* BEGIN Dataset extract *

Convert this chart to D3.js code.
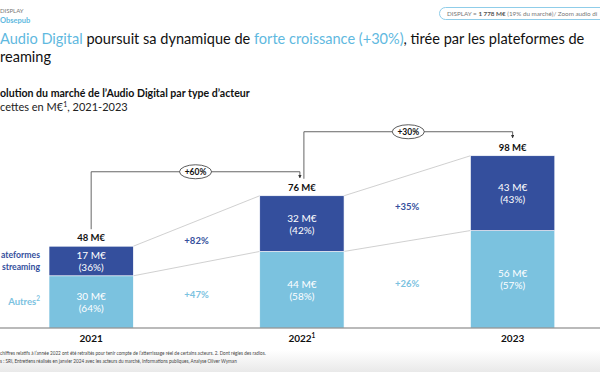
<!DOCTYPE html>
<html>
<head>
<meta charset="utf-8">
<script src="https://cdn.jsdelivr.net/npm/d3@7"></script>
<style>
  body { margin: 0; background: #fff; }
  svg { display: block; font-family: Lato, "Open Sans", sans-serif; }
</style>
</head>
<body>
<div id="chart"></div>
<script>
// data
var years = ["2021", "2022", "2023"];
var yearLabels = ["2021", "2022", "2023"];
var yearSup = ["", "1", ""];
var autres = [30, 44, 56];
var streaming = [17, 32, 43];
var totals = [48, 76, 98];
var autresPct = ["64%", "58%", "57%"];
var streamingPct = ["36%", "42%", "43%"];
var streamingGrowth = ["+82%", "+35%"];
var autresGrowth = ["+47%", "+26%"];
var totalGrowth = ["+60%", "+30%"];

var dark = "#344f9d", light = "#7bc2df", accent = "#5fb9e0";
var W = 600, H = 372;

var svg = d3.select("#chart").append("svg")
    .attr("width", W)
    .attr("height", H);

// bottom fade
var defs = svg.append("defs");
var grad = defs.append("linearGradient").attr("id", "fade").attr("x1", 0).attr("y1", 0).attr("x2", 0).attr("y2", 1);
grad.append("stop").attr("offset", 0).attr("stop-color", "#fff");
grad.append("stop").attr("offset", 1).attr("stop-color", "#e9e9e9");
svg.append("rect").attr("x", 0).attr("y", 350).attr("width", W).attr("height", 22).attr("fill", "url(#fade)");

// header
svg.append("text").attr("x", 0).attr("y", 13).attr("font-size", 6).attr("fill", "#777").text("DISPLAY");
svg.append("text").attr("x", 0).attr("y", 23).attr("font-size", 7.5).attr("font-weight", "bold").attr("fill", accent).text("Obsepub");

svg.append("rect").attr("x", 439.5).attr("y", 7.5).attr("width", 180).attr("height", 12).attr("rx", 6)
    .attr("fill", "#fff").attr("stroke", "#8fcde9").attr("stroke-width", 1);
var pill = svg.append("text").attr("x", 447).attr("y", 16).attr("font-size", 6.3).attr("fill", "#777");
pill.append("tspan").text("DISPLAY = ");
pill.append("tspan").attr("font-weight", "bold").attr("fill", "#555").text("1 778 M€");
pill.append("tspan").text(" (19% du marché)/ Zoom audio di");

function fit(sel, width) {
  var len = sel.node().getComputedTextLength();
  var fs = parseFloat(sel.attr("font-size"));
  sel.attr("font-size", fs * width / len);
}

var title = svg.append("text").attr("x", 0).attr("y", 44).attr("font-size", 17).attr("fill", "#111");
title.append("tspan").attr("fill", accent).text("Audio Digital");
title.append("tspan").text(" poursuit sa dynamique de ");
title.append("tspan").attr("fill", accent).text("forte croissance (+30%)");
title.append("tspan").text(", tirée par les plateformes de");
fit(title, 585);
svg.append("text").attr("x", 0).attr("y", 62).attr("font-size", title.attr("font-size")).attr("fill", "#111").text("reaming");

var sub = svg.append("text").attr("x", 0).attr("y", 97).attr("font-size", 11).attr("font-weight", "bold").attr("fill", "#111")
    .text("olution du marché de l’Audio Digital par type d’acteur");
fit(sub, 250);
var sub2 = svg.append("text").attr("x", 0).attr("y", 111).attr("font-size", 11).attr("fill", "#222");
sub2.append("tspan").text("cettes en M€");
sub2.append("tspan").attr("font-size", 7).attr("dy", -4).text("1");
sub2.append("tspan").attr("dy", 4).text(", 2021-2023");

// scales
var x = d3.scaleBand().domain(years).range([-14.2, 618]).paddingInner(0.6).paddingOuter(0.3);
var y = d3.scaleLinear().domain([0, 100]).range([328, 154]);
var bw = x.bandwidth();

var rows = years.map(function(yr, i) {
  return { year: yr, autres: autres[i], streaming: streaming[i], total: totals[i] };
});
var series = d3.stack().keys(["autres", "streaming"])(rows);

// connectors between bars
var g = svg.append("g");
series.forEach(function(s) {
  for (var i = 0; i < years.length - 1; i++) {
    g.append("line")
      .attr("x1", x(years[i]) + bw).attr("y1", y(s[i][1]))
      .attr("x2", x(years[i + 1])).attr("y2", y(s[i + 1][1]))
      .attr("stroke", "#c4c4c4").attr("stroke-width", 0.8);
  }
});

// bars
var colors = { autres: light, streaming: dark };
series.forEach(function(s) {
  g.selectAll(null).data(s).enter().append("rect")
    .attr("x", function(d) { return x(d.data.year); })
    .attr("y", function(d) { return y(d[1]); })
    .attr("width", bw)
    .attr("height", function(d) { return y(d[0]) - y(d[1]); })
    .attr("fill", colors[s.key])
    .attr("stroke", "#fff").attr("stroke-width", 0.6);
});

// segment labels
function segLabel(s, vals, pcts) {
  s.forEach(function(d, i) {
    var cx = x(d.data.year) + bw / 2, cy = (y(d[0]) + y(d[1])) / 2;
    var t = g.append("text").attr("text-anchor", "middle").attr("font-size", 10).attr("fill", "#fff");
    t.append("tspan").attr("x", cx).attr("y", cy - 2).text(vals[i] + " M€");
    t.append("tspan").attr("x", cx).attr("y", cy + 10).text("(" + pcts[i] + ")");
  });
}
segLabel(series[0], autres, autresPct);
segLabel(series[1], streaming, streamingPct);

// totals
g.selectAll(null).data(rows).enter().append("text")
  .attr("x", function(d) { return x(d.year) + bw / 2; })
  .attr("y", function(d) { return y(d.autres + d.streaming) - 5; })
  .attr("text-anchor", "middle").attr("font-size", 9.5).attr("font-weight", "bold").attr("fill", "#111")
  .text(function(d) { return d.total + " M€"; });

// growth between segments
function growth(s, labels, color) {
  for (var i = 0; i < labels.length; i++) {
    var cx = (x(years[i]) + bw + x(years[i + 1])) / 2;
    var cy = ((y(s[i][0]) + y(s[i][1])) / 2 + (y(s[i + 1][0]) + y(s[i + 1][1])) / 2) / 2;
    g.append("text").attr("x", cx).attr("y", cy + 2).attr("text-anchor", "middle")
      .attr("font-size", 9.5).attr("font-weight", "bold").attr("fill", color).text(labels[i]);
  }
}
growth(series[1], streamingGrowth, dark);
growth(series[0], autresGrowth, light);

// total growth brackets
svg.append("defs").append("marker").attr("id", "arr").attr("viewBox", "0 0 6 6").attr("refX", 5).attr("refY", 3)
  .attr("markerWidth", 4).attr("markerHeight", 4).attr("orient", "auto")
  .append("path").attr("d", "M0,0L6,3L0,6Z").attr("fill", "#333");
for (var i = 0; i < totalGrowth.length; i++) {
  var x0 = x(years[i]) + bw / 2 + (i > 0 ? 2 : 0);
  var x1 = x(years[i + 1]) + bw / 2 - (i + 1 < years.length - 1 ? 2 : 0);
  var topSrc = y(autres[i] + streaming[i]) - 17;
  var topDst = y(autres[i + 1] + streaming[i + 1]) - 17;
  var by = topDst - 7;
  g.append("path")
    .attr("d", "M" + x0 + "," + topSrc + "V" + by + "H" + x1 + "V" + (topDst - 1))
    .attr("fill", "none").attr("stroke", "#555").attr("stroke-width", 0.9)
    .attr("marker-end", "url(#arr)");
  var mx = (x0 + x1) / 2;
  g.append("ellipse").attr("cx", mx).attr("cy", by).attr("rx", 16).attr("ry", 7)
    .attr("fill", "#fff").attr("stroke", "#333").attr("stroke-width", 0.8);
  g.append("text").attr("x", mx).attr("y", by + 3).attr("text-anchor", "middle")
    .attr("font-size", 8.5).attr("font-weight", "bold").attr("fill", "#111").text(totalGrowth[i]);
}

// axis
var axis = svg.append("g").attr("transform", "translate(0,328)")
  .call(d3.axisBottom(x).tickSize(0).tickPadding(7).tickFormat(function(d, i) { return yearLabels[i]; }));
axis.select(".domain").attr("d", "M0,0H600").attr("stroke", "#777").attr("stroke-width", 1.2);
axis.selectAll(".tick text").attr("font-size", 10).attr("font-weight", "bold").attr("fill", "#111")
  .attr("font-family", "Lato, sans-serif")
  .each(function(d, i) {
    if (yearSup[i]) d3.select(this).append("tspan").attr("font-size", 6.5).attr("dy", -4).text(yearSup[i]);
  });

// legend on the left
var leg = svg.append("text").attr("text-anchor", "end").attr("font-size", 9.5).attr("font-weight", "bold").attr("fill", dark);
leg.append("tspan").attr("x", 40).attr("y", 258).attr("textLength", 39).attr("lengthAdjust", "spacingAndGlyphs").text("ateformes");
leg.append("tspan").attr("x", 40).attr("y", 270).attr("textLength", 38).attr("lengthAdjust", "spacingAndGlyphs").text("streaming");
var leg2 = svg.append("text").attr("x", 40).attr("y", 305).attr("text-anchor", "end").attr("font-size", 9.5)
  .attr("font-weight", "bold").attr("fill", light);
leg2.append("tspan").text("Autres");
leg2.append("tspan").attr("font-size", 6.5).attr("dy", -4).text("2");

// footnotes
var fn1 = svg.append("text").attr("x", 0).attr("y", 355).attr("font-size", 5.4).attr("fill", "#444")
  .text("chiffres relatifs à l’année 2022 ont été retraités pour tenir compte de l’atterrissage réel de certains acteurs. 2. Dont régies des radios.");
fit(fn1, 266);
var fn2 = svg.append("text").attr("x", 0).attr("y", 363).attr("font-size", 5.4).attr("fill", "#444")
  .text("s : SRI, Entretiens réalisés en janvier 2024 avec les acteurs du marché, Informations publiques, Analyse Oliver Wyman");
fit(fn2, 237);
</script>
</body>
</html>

* END Dataset extract *
* BEGIN Dataset extract *

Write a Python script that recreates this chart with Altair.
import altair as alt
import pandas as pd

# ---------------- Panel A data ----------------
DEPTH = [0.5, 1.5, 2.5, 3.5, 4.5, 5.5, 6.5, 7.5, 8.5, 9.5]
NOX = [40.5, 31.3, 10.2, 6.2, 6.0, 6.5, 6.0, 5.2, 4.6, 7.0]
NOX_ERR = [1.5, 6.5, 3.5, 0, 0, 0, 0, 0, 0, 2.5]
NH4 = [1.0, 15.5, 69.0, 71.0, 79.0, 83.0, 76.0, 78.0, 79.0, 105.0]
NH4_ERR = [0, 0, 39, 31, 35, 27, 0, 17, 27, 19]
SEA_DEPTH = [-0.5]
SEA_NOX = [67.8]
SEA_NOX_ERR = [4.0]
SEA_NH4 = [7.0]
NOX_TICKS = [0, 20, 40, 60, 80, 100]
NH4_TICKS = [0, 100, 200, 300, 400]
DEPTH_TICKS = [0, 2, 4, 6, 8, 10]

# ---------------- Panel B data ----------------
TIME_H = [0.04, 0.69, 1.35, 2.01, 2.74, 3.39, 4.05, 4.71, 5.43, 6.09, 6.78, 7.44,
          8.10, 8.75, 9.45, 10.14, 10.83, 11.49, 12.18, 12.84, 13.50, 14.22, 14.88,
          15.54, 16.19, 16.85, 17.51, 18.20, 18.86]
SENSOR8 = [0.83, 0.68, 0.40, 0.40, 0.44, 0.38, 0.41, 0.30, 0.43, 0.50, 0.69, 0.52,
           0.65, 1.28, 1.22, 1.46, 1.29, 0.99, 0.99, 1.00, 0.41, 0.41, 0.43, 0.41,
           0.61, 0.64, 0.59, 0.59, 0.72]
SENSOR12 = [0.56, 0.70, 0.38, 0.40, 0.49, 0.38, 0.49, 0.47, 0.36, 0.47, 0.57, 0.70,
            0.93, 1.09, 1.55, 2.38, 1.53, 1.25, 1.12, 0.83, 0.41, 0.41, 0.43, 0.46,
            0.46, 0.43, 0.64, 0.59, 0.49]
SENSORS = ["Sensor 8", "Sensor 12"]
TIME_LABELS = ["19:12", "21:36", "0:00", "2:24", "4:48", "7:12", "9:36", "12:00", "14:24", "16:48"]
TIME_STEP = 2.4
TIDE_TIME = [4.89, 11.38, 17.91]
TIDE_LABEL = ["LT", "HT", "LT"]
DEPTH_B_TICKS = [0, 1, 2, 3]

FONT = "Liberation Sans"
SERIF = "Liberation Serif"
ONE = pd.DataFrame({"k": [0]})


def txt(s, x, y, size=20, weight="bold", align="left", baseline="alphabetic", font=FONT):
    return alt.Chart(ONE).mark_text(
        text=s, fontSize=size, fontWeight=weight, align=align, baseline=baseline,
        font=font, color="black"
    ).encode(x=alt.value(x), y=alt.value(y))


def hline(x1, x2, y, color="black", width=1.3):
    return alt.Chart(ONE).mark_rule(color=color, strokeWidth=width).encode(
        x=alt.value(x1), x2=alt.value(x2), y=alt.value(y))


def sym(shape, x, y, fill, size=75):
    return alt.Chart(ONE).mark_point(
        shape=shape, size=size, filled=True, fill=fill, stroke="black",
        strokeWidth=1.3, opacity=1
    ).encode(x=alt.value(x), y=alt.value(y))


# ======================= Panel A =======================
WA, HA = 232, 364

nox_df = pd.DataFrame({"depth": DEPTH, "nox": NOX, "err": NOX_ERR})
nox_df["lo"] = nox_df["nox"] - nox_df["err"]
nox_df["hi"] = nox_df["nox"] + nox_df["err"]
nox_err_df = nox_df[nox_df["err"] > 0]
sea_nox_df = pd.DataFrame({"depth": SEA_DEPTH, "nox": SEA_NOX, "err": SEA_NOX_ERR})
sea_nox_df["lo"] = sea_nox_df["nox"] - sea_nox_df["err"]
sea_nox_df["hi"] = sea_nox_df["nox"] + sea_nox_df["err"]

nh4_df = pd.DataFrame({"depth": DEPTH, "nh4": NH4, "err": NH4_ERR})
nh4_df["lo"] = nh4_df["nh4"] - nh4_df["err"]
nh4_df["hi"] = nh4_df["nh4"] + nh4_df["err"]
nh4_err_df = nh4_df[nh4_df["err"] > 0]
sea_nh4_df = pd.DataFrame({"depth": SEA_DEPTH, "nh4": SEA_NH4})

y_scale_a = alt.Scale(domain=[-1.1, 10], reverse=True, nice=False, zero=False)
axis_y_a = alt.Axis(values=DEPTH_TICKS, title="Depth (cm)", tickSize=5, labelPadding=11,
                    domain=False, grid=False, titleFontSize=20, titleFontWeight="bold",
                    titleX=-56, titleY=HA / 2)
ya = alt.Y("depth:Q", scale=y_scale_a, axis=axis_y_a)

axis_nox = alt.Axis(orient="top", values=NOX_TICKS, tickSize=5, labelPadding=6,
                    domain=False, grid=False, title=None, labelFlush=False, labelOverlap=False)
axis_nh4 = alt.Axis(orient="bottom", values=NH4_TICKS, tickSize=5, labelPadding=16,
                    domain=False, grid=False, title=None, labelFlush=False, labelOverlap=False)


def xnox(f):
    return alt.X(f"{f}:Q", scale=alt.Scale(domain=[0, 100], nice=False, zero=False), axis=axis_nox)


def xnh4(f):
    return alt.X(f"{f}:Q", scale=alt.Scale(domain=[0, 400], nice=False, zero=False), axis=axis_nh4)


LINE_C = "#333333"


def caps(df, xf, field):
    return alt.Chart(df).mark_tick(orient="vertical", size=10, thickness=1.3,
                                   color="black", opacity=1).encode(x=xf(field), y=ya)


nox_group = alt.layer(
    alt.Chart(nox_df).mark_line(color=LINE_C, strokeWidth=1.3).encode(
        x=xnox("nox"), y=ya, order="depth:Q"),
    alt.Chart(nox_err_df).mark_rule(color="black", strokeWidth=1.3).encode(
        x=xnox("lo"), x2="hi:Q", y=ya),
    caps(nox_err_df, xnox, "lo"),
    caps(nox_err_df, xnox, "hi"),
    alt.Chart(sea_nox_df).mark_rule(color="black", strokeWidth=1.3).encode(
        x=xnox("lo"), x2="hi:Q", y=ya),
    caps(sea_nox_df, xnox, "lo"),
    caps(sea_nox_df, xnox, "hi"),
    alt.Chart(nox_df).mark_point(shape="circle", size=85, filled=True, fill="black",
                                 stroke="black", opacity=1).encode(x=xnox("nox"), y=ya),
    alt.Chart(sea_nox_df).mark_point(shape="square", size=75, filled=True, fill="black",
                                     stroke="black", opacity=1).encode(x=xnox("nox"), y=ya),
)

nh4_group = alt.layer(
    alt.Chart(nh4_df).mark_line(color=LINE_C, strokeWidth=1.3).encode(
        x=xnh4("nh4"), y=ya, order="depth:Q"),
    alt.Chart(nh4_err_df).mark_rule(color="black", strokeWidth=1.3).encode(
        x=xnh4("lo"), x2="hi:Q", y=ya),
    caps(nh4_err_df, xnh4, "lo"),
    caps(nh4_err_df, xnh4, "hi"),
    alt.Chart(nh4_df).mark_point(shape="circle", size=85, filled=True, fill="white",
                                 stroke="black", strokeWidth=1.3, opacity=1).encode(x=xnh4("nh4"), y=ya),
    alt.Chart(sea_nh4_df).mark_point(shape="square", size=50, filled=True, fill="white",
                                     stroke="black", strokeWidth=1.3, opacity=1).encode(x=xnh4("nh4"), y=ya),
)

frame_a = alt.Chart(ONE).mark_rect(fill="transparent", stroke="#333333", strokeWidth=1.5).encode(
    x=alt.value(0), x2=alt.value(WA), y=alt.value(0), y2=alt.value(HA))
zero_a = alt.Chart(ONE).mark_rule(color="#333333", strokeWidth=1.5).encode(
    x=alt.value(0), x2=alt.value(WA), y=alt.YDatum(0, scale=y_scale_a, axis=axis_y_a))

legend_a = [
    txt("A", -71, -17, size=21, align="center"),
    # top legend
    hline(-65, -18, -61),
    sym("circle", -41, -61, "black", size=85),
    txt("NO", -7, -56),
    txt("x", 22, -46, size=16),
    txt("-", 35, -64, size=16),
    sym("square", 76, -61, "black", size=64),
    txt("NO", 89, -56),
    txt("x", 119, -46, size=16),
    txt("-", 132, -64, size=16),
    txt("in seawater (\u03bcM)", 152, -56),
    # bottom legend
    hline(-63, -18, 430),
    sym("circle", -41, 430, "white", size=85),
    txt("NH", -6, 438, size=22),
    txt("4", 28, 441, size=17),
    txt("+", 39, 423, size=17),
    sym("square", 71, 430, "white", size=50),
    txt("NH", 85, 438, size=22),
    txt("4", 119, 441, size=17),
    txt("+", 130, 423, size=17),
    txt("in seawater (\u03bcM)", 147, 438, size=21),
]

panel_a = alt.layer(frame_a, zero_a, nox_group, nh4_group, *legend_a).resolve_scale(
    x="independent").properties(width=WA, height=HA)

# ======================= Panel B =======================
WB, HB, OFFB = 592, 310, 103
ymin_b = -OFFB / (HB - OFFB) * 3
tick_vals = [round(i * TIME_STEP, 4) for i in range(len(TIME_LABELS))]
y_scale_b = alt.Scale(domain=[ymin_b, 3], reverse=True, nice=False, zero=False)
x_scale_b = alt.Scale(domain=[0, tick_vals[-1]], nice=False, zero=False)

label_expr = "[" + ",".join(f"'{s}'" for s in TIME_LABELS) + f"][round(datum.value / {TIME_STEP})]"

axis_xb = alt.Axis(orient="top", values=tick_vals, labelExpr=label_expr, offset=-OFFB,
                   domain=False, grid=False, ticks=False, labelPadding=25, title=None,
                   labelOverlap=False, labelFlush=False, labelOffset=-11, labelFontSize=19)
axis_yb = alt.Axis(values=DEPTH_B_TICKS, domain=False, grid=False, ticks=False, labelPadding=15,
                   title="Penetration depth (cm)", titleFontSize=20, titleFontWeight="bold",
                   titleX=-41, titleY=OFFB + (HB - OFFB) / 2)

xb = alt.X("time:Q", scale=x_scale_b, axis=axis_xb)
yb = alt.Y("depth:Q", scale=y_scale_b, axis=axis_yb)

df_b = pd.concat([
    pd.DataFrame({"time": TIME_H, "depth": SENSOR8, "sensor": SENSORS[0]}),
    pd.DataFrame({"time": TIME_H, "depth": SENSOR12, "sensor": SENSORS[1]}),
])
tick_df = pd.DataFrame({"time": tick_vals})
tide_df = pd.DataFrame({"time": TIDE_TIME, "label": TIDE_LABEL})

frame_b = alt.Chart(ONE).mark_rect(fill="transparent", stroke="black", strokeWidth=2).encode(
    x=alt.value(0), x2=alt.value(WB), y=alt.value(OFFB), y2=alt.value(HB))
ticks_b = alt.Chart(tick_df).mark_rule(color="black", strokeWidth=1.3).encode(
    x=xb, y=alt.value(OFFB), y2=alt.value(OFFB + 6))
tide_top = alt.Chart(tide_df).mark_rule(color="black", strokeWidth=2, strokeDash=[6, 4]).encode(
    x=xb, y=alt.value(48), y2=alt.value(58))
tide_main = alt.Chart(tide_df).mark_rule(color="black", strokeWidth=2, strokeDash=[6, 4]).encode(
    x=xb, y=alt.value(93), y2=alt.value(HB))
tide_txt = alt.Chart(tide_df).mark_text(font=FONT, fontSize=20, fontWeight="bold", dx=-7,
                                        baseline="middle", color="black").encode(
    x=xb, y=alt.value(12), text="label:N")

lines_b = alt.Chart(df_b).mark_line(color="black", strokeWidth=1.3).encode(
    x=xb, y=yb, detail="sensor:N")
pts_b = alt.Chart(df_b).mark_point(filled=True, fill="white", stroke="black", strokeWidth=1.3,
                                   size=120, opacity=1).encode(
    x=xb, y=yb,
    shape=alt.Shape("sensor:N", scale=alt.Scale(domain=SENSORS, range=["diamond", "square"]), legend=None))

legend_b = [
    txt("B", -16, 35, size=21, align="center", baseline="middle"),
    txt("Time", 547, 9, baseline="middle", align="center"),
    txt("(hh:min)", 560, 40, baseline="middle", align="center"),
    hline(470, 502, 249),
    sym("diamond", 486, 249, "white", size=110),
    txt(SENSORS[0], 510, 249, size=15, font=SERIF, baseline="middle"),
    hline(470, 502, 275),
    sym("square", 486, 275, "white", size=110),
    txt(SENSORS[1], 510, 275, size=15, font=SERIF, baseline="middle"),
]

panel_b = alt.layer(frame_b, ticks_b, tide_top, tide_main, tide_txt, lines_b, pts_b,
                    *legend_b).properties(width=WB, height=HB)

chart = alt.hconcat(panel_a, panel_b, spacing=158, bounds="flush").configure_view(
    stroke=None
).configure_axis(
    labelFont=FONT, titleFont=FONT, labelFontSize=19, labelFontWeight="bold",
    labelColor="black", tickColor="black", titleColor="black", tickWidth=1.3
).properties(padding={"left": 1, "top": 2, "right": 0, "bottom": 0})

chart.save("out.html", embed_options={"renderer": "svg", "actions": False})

* END Dataset extract *

▸ Exercise task
Going down the listing above, begin printing at the line with "Write a Python" and finish with the line with "DEPTH_TICKS = [0, 2, 4, 6, 8, 10]", exactly as they appear.

▸ Exercise response
Write a Python script that recreates this chart with Altair.
import altair as alt
import pandas as pd

# ---------------- Panel A data ----------------
DEPTH = [0.5, 1.5, 2.5, 3.5, 4.5, 5.5, 6.5, 7.5, 8.5, 9.5]
NOX = [40.5, 31.3, 10.2, 6.2, 6.0, 6.5, 6.0, 5.2, 4.6, 7.0]
NOX_ERR = [1.5, 6.5, 3.5, 0, 0, 0, 0, 0, 0, 2.5]
NH4 = [1.0, 15.5, 69.0, 71.0, 79.0, 83.0, 76.0, 78.0, 79.0, 105.0]
NH4_ERR = [0, 0, 39, 31, 35, 27, 0, 17, 27, 19]
SEA_DEPTH = [-0.5]
SEA_NOX = [67.8]
SEA_NOX_ERR = [4.0]
SEA_NH4 = [7.0]
NOX_TICKS = [0, 20, 40, 60, 80, 100]
NH4_TICKS = [0, 100, 200, 300, 400]
DEPTH_TICKS = [0, 2, 4, 6, 8, 10]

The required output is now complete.